» RECORDS TO PROCESS

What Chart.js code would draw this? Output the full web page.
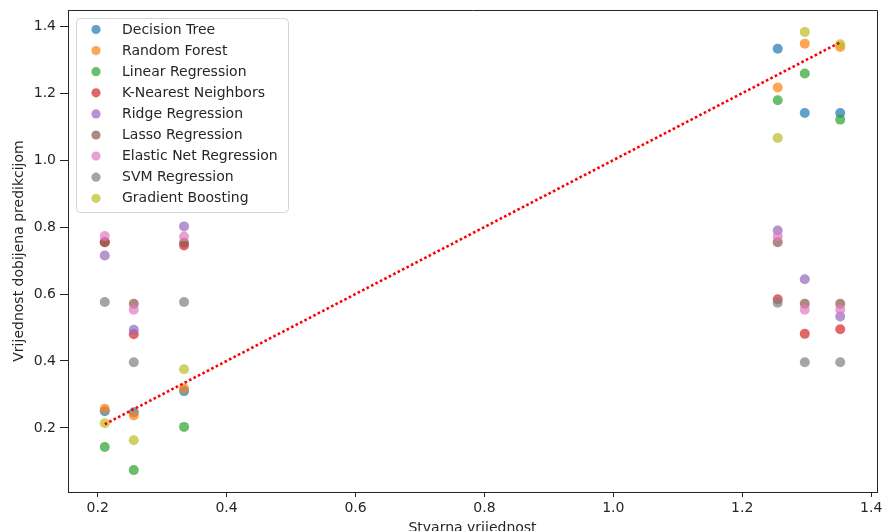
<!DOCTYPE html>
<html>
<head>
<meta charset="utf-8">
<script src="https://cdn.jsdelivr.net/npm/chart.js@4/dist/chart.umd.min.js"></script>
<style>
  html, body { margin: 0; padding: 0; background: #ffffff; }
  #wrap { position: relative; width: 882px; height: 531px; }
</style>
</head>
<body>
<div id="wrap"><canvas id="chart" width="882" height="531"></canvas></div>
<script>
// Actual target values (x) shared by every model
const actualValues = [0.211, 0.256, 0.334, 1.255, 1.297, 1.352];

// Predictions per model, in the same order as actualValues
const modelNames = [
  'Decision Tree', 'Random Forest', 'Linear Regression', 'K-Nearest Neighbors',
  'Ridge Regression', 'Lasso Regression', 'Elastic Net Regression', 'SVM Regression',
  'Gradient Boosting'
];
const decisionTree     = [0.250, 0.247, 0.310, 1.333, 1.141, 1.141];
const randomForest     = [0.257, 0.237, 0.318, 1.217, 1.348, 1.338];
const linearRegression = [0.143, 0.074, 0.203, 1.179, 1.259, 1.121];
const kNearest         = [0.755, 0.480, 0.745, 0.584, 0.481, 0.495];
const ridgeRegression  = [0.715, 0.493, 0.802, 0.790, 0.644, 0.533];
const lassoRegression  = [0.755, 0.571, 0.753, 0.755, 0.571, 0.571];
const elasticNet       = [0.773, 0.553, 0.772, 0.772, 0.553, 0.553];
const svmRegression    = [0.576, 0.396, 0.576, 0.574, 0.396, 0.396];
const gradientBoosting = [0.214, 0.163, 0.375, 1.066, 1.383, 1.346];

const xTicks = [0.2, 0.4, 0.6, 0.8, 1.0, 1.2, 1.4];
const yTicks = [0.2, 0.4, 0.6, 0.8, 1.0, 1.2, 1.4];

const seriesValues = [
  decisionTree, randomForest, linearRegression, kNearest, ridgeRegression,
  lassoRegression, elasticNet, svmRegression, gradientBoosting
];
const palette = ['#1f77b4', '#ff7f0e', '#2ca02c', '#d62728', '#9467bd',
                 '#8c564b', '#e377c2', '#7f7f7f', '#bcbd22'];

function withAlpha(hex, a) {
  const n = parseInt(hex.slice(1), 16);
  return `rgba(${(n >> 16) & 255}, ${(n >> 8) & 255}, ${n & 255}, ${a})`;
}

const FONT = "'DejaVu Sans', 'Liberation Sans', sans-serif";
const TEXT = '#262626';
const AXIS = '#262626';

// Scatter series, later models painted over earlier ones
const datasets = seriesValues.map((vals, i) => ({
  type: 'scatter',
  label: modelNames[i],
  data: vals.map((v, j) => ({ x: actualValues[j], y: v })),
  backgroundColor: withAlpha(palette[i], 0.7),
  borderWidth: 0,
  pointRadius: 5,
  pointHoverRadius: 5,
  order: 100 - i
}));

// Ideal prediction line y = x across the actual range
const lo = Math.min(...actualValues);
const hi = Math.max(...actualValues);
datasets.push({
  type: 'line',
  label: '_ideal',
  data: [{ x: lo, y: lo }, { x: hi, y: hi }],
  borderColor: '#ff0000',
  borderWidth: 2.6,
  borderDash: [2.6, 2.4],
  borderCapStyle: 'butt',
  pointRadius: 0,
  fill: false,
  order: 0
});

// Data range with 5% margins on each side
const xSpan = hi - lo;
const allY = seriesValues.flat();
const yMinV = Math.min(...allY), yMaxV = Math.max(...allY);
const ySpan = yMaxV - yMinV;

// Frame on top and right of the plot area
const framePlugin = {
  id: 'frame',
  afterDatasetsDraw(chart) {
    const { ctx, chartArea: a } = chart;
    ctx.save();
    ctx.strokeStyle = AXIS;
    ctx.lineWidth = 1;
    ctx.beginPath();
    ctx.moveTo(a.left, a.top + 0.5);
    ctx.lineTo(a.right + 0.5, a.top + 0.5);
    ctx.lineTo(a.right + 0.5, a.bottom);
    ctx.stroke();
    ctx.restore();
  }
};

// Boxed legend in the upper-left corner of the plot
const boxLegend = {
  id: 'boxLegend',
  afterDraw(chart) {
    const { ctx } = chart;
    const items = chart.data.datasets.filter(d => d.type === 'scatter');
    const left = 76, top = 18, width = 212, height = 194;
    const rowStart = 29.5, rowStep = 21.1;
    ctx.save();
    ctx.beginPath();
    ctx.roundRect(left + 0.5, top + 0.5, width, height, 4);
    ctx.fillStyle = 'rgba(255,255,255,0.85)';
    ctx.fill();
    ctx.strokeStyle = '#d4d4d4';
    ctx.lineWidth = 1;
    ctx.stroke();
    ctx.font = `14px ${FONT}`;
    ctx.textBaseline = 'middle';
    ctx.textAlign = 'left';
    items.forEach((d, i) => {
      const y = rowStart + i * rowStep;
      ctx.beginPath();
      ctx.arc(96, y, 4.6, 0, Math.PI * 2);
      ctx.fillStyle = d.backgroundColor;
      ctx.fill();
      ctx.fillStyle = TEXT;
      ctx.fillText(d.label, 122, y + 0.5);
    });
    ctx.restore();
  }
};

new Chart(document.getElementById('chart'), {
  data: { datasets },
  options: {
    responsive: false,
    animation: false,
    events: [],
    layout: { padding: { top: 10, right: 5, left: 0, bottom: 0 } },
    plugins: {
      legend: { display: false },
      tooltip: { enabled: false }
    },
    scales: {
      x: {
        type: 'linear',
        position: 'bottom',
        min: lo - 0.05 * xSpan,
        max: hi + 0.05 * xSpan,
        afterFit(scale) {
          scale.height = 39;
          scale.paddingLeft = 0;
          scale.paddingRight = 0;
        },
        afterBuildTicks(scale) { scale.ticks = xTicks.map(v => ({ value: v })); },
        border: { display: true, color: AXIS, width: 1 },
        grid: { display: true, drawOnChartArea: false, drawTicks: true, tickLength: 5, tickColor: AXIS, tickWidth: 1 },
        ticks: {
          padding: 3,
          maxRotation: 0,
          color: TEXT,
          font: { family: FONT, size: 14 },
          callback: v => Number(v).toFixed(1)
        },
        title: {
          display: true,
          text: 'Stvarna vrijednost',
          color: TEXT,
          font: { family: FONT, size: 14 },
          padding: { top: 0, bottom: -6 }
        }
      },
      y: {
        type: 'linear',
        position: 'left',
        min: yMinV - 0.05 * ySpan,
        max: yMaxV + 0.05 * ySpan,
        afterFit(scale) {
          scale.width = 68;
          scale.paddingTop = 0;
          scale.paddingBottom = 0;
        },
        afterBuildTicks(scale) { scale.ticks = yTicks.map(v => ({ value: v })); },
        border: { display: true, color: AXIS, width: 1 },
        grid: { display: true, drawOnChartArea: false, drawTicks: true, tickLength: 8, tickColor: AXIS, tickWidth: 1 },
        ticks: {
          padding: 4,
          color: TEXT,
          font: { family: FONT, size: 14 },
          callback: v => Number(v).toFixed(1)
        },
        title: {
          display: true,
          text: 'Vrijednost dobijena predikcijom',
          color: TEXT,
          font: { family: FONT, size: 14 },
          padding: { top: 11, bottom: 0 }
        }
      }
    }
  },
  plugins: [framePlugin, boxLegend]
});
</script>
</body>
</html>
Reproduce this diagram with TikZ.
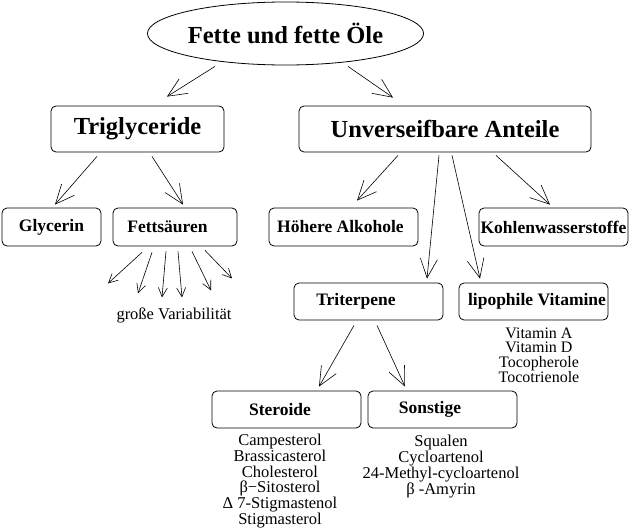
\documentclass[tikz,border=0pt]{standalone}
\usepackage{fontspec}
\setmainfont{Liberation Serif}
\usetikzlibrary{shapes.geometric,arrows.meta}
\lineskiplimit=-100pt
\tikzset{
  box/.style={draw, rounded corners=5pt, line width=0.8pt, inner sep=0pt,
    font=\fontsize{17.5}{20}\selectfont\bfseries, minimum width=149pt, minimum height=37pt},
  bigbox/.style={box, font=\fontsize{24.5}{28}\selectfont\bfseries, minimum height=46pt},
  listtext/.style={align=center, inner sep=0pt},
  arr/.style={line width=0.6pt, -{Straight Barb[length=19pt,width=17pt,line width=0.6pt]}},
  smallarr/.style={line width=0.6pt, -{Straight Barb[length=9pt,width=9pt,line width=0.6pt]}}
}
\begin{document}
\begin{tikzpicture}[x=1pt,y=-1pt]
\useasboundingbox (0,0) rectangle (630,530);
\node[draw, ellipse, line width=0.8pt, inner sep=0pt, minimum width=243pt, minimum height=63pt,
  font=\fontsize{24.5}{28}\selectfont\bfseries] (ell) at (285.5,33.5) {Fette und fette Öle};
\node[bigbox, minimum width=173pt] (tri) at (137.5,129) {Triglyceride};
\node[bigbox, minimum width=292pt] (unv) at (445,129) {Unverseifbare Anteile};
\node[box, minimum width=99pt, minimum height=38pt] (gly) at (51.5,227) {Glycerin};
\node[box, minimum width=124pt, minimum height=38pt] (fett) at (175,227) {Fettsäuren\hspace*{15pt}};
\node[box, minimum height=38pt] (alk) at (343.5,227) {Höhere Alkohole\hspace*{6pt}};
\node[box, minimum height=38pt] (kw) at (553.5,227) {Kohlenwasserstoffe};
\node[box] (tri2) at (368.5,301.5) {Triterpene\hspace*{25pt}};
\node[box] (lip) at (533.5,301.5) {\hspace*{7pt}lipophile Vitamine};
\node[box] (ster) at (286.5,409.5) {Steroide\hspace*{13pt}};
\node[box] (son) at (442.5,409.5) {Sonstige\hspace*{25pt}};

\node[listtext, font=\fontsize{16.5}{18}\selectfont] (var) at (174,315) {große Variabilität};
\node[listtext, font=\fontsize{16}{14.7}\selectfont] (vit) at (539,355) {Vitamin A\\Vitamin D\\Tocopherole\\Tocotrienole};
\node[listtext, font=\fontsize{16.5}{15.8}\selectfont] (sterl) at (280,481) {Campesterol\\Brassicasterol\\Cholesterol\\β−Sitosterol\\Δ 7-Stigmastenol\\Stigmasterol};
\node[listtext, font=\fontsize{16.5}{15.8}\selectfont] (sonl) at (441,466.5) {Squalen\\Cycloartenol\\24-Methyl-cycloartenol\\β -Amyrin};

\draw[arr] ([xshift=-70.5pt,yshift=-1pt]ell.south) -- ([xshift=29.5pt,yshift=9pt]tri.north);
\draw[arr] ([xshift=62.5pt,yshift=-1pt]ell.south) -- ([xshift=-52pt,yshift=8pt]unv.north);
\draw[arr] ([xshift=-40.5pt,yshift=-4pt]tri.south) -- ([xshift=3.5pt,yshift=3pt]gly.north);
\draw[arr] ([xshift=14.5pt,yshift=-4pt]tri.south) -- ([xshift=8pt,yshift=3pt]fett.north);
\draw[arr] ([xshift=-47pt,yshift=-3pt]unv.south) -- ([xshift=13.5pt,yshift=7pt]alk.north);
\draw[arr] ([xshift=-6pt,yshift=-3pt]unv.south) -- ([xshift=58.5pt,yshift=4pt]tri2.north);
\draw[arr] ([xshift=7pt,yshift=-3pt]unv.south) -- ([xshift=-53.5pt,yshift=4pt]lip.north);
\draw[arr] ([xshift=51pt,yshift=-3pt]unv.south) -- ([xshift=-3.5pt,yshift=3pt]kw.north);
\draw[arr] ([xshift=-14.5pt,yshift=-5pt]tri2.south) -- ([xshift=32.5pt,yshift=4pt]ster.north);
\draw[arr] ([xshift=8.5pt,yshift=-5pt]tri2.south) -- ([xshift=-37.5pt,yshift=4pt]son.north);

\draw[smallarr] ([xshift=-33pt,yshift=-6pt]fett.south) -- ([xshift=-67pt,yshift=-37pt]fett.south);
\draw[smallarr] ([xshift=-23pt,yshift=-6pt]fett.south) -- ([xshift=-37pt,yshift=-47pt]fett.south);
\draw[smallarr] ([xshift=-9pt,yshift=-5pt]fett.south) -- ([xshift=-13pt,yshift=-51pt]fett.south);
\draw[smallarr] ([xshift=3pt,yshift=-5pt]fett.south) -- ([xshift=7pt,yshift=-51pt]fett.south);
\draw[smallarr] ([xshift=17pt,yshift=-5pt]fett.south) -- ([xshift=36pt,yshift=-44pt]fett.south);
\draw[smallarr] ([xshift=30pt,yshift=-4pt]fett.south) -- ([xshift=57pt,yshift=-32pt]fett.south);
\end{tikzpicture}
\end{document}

» WHAT YOU ARE ASKED TO DO
Report the number of lines in the entries above that include the word "this" and add nothing to it.

» ANSWER BELOW
2